SET EXERCISE: Return the listing below exactly, with the pictures dropped.

Excerpt from a dataset:
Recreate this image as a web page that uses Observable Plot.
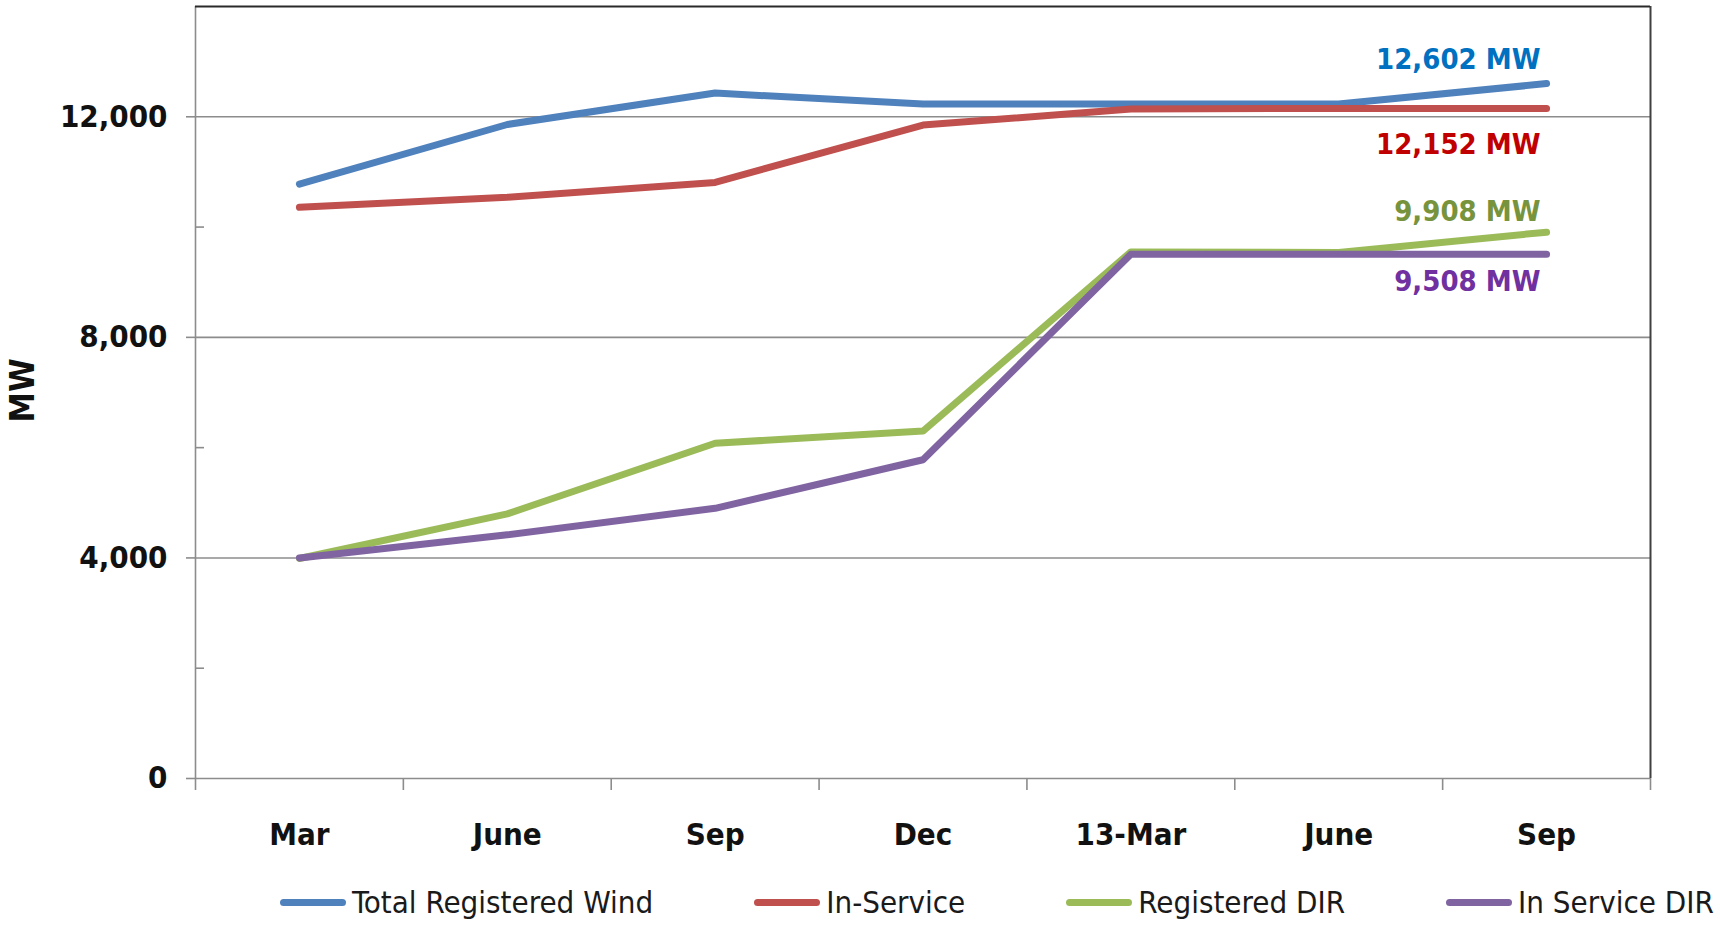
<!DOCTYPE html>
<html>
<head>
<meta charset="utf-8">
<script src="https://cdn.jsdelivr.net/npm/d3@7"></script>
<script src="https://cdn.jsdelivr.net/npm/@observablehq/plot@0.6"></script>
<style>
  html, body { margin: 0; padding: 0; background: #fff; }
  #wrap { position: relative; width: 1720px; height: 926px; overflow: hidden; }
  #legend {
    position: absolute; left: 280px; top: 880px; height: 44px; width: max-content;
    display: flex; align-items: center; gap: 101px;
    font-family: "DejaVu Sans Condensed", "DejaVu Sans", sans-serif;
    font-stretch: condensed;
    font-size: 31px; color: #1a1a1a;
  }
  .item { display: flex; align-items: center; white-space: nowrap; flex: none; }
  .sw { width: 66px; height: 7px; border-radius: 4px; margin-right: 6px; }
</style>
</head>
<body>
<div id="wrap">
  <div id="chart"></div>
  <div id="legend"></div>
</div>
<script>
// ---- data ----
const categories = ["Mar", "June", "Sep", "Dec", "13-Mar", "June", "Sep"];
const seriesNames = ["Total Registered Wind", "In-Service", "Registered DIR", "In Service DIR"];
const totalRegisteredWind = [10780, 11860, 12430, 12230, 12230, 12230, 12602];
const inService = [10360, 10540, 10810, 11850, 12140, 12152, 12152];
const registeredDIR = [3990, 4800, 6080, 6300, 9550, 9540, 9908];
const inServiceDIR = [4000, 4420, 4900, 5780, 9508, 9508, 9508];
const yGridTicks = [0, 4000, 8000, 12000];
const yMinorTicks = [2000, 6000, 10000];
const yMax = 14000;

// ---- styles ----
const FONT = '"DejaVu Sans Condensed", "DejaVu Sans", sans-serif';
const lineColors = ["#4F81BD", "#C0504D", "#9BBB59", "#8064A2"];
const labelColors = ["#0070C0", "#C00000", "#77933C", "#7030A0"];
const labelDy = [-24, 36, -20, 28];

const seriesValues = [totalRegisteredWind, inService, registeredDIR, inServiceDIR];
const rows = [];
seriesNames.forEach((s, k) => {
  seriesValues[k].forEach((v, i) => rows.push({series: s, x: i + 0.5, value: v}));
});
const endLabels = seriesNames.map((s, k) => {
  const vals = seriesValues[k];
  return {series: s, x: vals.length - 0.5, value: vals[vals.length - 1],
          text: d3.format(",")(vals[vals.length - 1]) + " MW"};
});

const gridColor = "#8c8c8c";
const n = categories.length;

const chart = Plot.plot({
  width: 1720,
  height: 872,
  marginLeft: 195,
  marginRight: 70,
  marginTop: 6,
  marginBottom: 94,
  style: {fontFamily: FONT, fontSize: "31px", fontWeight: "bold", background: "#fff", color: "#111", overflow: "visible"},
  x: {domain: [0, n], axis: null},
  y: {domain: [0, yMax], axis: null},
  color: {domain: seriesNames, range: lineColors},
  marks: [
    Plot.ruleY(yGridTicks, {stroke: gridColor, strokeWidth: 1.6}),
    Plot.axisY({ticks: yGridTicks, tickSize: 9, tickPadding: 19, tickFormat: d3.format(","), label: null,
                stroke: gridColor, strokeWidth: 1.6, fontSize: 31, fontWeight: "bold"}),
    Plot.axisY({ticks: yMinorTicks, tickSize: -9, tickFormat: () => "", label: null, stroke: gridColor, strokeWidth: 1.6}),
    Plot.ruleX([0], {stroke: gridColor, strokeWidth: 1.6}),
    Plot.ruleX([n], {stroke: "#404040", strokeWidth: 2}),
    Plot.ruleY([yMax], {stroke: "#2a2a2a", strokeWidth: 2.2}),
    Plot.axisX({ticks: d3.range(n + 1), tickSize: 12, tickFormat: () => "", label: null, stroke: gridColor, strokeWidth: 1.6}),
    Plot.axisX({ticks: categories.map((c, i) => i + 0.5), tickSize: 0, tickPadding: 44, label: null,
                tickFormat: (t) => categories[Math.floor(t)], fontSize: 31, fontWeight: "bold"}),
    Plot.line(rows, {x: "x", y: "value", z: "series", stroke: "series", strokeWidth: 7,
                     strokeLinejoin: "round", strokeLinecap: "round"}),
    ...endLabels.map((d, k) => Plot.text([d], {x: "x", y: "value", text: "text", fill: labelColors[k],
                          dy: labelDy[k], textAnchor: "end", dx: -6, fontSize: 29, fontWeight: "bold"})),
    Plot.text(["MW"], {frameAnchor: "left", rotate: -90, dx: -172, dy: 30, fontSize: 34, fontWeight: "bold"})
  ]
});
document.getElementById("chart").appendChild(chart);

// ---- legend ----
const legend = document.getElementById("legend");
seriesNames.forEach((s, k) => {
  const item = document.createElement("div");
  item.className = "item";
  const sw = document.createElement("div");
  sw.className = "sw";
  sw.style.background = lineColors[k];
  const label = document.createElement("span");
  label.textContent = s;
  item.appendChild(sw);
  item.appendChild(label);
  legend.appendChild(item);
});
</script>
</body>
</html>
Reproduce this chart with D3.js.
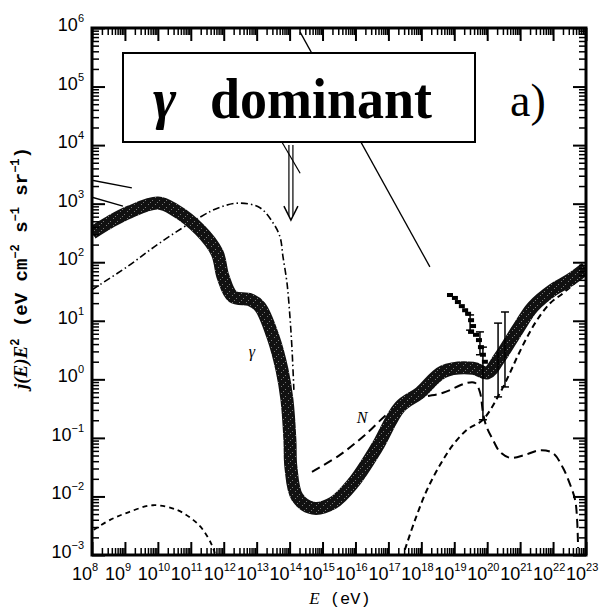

OUTPUT OF THE TASK:
Recreate this image as a web page that uses Observable Plot.
<!DOCTYPE html>
<html>
<head>
<meta charset="utf-8">
<script src="https://cdn.jsdelivr.net/npm/d3@7"></script>
<script src="https://cdn.jsdelivr.net/npm/@observablehq/plot@0.6"></script>
<style>
  html, body { margin: 0; padding: 0; background: #fff; }
  #wrap { position: relative; width: 1720px; height: 926px; overflow: hidden; }
  #legend {
    position: absolute; left: 280px; top: 880px; height: 44px; width: max-content;
    display: flex; align-items: center; gap: 101px;
    font-family: "DejaVu Sans Condensed", "DejaVu Sans", sans-serif;
    font-stretch: condensed;
    font-size: 31px; color: #1a1a1a;
  }
  .item { display: flex; align-items: center; white-space: nowrap; flex: none; }
  .sw { width: 66px; height: 7px; border-radius: 4px; margin-right: 6px; }
</style>
</head>
<body>
<div id="wrap">
  <div id="chart"></div>
  <div id="legend"></div>
</div>
<script>
// ---- data ----
const categories = ["Mar", "June", "Sep", "Dec", "13-Mar", "June", "Sep"];
const seriesNames = ["Total Registered Wind", "In-Service", "Registered DIR", "In Service DIR"];
const totalRegisteredWind = [10780, 11860, 12430, 12230, 12230, 12230, 12602];
const inService = [10360, 10540, 10810, 11850, 12140, 12152, 12152];
const registeredDIR = [3990, 4800, 6080, 6300, 9550, 9540, 9908];
const inServiceDIR = [4000, 4420, 4900, 5780, 9508, 9508, 9508];
const yGridTicks = [0, 4000, 8000, 12000];
const yMinorTicks = [2000, 6000, 10000];
const yMax = 14000;

// ---- styles ----
const FONT = '"DejaVu Sans Condensed", "DejaVu Sans", sans-serif';
const lineColors = ["#4F81BD", "#C0504D", "#9BBB59", "#8064A2"];
const labelColors = ["#0070C0", "#C00000", "#77933C", "#7030A0"];
const labelDy = [-24, 36, -20, 28];

const seriesValues = [totalRegisteredWind, inService, registeredDIR, inServiceDIR];
const rows = [];
seriesNames.forEach((s, k) => {
  seriesValues[k].forEach((v, i) => rows.push({series: s, x: i + 0.5, value: v}));
});
const endLabels = seriesNames.map((s, k) => {
  const vals = seriesValues[k];
  return {series: s, x: vals.length - 0.5, value: vals[vals.length - 1],
          text: d3.format(",")(vals[vals.length - 1]) + " MW"};
});

const gridColor = "#8c8c8c";
const n = categories.length;

const chart = Plot.plot({
  width: 1720,
  height: 872,
  marginLeft: 195,
  marginRight: 70,
  marginTop: 6,
  marginBottom: 94,
  style: {fontFamily: FONT, fontSize: "31px", fontWeight: "bold", background: "#fff", color: "#111", overflow: "visible"},
  x: {domain: [0, n], axis: null},
  y: {domain: [0, yMax], axis: null},
  color: {domain: seriesNames, range: lineColors},
  marks: [
    Plot.ruleY(yGridTicks, {stroke: gridColor, strokeWidth: 1.6}),
    Plot.axisY({ticks: yGridTicks, tickSize: 9, tickPadding: 19, tickFormat: d3.format(","), label: null,
                stroke: gridColor, strokeWidth: 1.6, fontSize: 31, fontWeight: "bold"}),
    Plot.axisY({ticks: yMinorTicks, tickSize: -9, tickFormat: () => "", label: null, stroke: gridColor, strokeWidth: 1.6}),
    Plot.ruleX([0], {stroke: gridColor, strokeWidth: 1.6}),
    Plot.ruleX([n], {stroke: "#404040", strokeWidth: 2}),
    Plot.ruleY([yMax], {stroke: "#2a2a2a", strokeWidth: 2.2}),
    Plot.axisX({ticks: d3.range(n + 1), tickSize: 12, tickFormat: () => "", label: null, stroke: gridColor, strokeWidth: 1.6}),
    Plot.axisX({ticks: categories.map((c, i) => i + 0.5), tickSize: 0, tickPadding: 44, label: null,
                tickFormat: (t) => categories[Math.floor(t)], fontSize: 31, fontWeight: "bold"}),
    Plot.line(rows, {x: "x", y: "value", z: "series", stroke: "series", strokeWidth: 7,
                     strokeLinejoin: "round", strokeLinecap: "round"}),
    ...endLabels.map((d, k) => Plot.text([d], {x: "x", y: "value", text: "text", fill: labelColors[k],
                          dy: labelDy[k], textAnchor: "end", dx: -6, fontSize: 29, fontWeight: "bold"})),
    Plot.text(["MW"], {frameAnchor: "left", rotate: -90, dx: -172, dy: 30, fontSize: 34, fontWeight: "bold"})
  ]
});
document.getElementById("chart").appendChild(chart);

// ---- legend ----
const legend = document.getElementById("legend");
seriesNames.forEach((s, k) => {
  const item = document.createElement("div");
  item.className = "item";
  const sw = document.createElement("div");
  sw.className = "sw";
  sw.style.background = lineColors[k];
  const label = document.createElement("span");
  label.textContent = s;
  item.appendChild(sw);
  item.appendChild(label);
  legend.appendChild(item);
});
</script>
</body>
</html>
Reproduce this chart with D3.js.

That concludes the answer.